> _What you will do_
Leaving out the pictures, retype the lines from the beginning of the listing through the line containing "from matplotlib.ticker import MultipleLocator".

** Start Exercise data **

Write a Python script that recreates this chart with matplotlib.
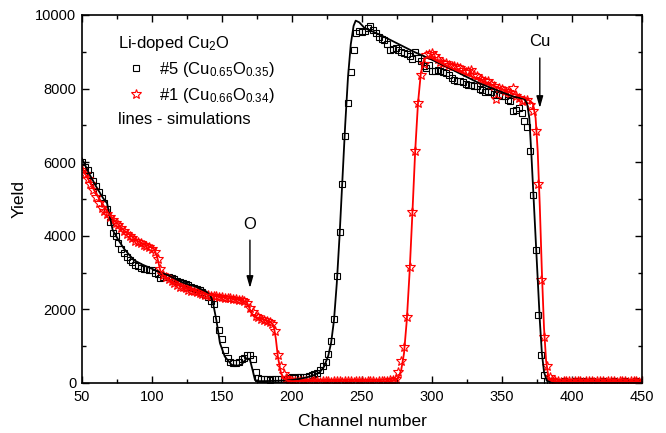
import numpy as np
import matplotlib
matplotlib.use('Agg')
import matplotlib.pyplot as plt
from matplotlib.lines import Line2D
from matplotlib.ticker import MultipleLocator

plt.rcParams['font.family'] = ['Liberation Sans', 'DejaVu Sans']
plt.rcParams['mathtext.fontset'] = 'custom'
plt.rcParams['mathtext.rm'] = 'Liberation Sans'
plt.rcParams['mathtext.it'] = 'Liberation Sans:italic'

# measured spectra, one point every 2 channels from 50 to 450
channels = np.arange(50, 450.1, 2)

yield_5 = [
    6000, 5880, 5780, 5660, 5500, 5340, 5180, 5020, 4880, 4720,
    4380, 4080, 4000, 3800, 3640, 3520, 3430, 3350, 3280, 3210,
    3170, 3130, 3100, 3090, 3070, 3060, 2990, 2950, 2860, 2880,
    2890, 2870, 2850, 2820, 2760, 2740, 2710, 2680, 2650, 2610,
    2590, 2560, 2520, 2480, 2400, 2340, 2230, 2150, 1750, 1450,
    1200, 900, 680, 570, 530, 540, 580, 640, 690, 760,
    760, 640, 300, 130, 100, 100, 110, 90, 100, 110,
    100, 120, 110, 120, 130, 150, 140, 150, 160, 160,
    170, 190, 220, 250, 280, 340, 450, 560, 780, 1150,
    1750, 2900, 4100, 5400, 6700, 7600, 8450, 9050, 9500, 9560,
    9540, 9570, 9650, 9700, 9600, 9500, 9400, 9340, 9320, 9200,
    9050, 9070, 9090, 9050, 9000, 8960, 8930, 8880, 8800, 9000,
    8830, 8750, 8600, 8560, 8640, 8480, 8470, 8500, 8490, 8460,
    8410, 8370, 8280, 8240, 8210, 8200, 8190, 8110, 8100, 8100,
    8070, 8060, 8000, 7960, 7900, 7920, 7900, 7850, 7830, 7830,
    7800, 7790, 7700, 7660, 7380, 7420, 7470, 7330, 7130, 6950,
    6300, 5100, 3600, 1850, 750, 220, 60, 40, 50, 40,
    30, 40, 50, 40, 30, 40, 50, 30, 40, 50,
    40, 30, 50, 40, 30, 40, 50, 40, 30, 40,
    50, 40, 30, 40, 50, 40, 30, 40, 50, 40,
    40,
]

yield_1 = [
    5800, 5680, 5550, 5400, 5230, 5060, 4880, 4760, 4680, 4600,
    4520, 4440, 4360, 4290, 4220, 4140, 4060, 3990, 3930, 3870,
    3830, 3790, 3760, 3730, 3700, 3650, 3570, 3380, 3100, 2930,
    2880, 2820, 2770, 2720, 2670, 2620, 2600, 2570, 2540, 2510,
    2490, 2470, 2440, 2420, 2400, 2390, 2370, 2360, 2350, 2340,
    2330, 2320, 2310, 2300, 2290, 2280, 2260, 2250, 2220, 2170,
    2050, 1920, 1820, 1780, 1750, 1720, 1690, 1650, 1610, 1420,
    750, 450, 250, 130, 80, 60, 50, 40, 50, 60,
    50, 40, 50, 60, 50, 40, 50, 60, 50, 40,
    50, 60, 50, 40, 50, 60, 50, 40, 50, 60,
    50, 40, 50, 60, 50, 40, 50, 60, 50, 60,
    70, 80, 120, 300, 600, 990, 1800, 3150, 4650, 6300,
    7600, 8380, 8660, 8900, 8950, 8960, 8880, 8800, 8730, 8700,
    8690, 8650, 8620, 8600, 8580, 8550, 8500, 8460, 8480, 8510,
    8380, 8330, 8270, 8240, 8210, 8200, 8120, 8080, 7710, 8010,
    7990, 7920, 7900, 7880, 8010, 7790, 7740, 7650, 7680, 7700,
    7560, 7400, 6850, 5400, 2800, 1250, 450, 150, 70, 60,
    50, 40, 50, 60, 50, 40, 50, 60, 50, 40,
    50, 60, 50, 40, 50, 60, 50, 40, 50, 60,
    50, 40, 50, 60, 50, 40, 50, 60, 50, 40,
    50,
]

# simulated spectra (vertices)
sim5_ch = [50, 55, 60, 65, 68, 70, 72, 76, 80, 87, 93, 99, 105, 112, 122, 131,
           139, 142, 143.5, 146, 148.6, 152, 157, 161, 164, 167.6, 170, 171.9,
           173.6, 176, 180, 190, 200, 205, 210, 215, 220, 223, 226, 228, 230,
           232, 234, 236, 238, 240, 242, 244, 245.5, 248, 252, 263, 275, 287,
           299, 311, 323, 334, 346, 358, 366, 368, 369.5, 371, 373, 375, 377,
           378.5, 380, 382, 385, 450]
sim5_y = [6100, 5700, 5350, 5030, 4880, 4500, 4150, 3890, 3650, 3340, 3220,
          3120, 3020, 2920, 2730, 2620, 2480, 2350, 2200, 1710, 1080, 720,
          490, 470, 500, 670, 630, 350, 80, 50, 50, 60, 80, 110, 150, 200,
          300, 450, 750, 1100, 1700, 2700, 4000, 5500, 7000, 8300, 9200,
          9700, 9845, 9800, 9640, 9460, 9230, 9000, 8800, 8580, 8350, 8140,
          7960, 7780, 7720, 7580, 7200, 6200, 4700, 3200, 1700, 800, 300,
          60, 20, 20]

sim1_ch = [50, 60, 70, 80, 90, 100, 102, 104, 106, 108, 115, 125, 135, 145,
           155, 165, 168, 170, 172, 175, 180, 185, 187, 188.5, 190, 192, 194,
           197, 200, 270, 274, 276, 278, 280, 282, 284, 286, 288, 290, 292,
           294, 296, 300, 310, 320, 330, 340, 350, 360, 368, 372, 374, 375.5,
           377, 378.5, 380, 381.5, 383, 385, 388, 450]
sim1_y = [5850, 5150, 4550, 4150, 3850, 3680, 3620, 3380, 3050, 2930, 2740,
          2570, 2450, 2360, 2300, 2240, 2180, 2000, 1850, 1780, 1720, 1650,
          1550, 1200, 700, 300, 120, 60, 50, 50, 80, 150, 350, 800, 1700,
          3000, 4600, 6300, 7600, 8400, 8750, 8850, 8820, 8620, 8450, 8300,
          8150, 7980, 7830, 7720, 7600, 7200, 6300, 4800, 3000, 1500, 600,
          200, 60, 30, 30]

fig = plt.figure(figsize=(6.66, 4.33), dpi=100)
ax = fig.add_axes([0.123, 0.1155, 0.841, 0.85])

# data points
ax.plot(channels, yield_5, ls='none', marker='s', ms=5, mfc='none',
        mec='black', mew=0.8)
ax.plot(channels, yield_1, ls='none', marker='*', ms=7.5, mfc='none',
        mec='red', mew=0.8)

# simulation lines
ax.plot(sim5_ch, sim5_y, color='black', lw=1.3)
ax.plot(sim1_ch, sim1_y, color='red', lw=1.3)

# element markers
arrow = dict(arrowstyle='-|>,head_width=0.2,head_length=0.7', color='black',
             lw=1, shrinkA=0, shrinkB=0)
ax.annotate('', xy=(170, 2580), xytext=(170, 3880), arrowprops=arrow)
ax.text(170, 4300, 'O', ha='center', va='center', fontsize=12)
ax.annotate('', xy=(377, 7470), xytext=(377, 8830), arrowprops=arrow)
ax.text(377, 9270, 'Cu', ha='center', va='center', fontsize=12)

# legend
handles = [
    Line2D([], [], ls='none', marker='s', ms=5, mfc='none', mec='black', mew=0.8),
    Line2D([], [], ls='none', marker='*', ms=7.5, mfc='none', mec='red', mew=0.8),
]
labels = ['#5 (Cu$_{0.65}$O$_{0.35}$)', '#1 (Cu$_{0.66}$O$_{0.34}$)']
leg = ax.legend(handles, labels, title='Li-doped Cu$_2$O', loc='upper left',
                bbox_to_anchor=(0.04, 0.985), frameon=False, fontsize=12,
                title_fontsize=12, alignment='left', handlelength=2.2,
                handletextpad=0.3, labelspacing=0.42, borderpad=0.3)
ax.text(0.064, 0.715, 'lines - simulations', transform=ax.transAxes,
        fontsize=12, ha='left', va='center')

ax.set_xlim(50, 450)
ax.set_ylim(0, 10000)
ax.xaxis.set_major_locator(MultipleLocator(50))
ax.xaxis.set_minor_locator(MultipleLocator(25))
ax.yaxis.set_major_locator(MultipleLocator(2000))
ax.yaxis.set_minor_locator(MultipleLocator(1000))
ax.tick_params(which='both', direction='in', top=True, right=True,
               labelsize=10.5, width=1)
ax.tick_params(which='major', length=5)
ax.tick_params(which='minor', length=3)
ax.tick_params(axis='x', pad=5)
ax.tick_params(axis='y', pad=4)
for s in ax.spines.values():
    s.set_linewidth(1.2)

ax.set_xlabel('Channel number', fontsize=12.5, labelpad=7)
ax.set_ylabel('Yield', fontsize=12.5, labelpad=6)

fig.savefig('out.png', dpi=100)
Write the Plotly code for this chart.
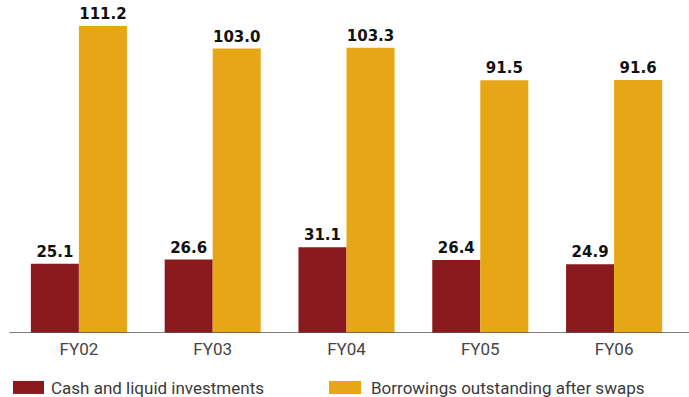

** End Exercise data **

> _Exercise result_
Write a Python script that recreates this chart with matplotlib.
import numpy as np
import matplotlib
matplotlib.use('Agg')
import matplotlib.pyplot as plt
from matplotlib.lines import Line2D
from matplotlib.ticker import MultipleLocator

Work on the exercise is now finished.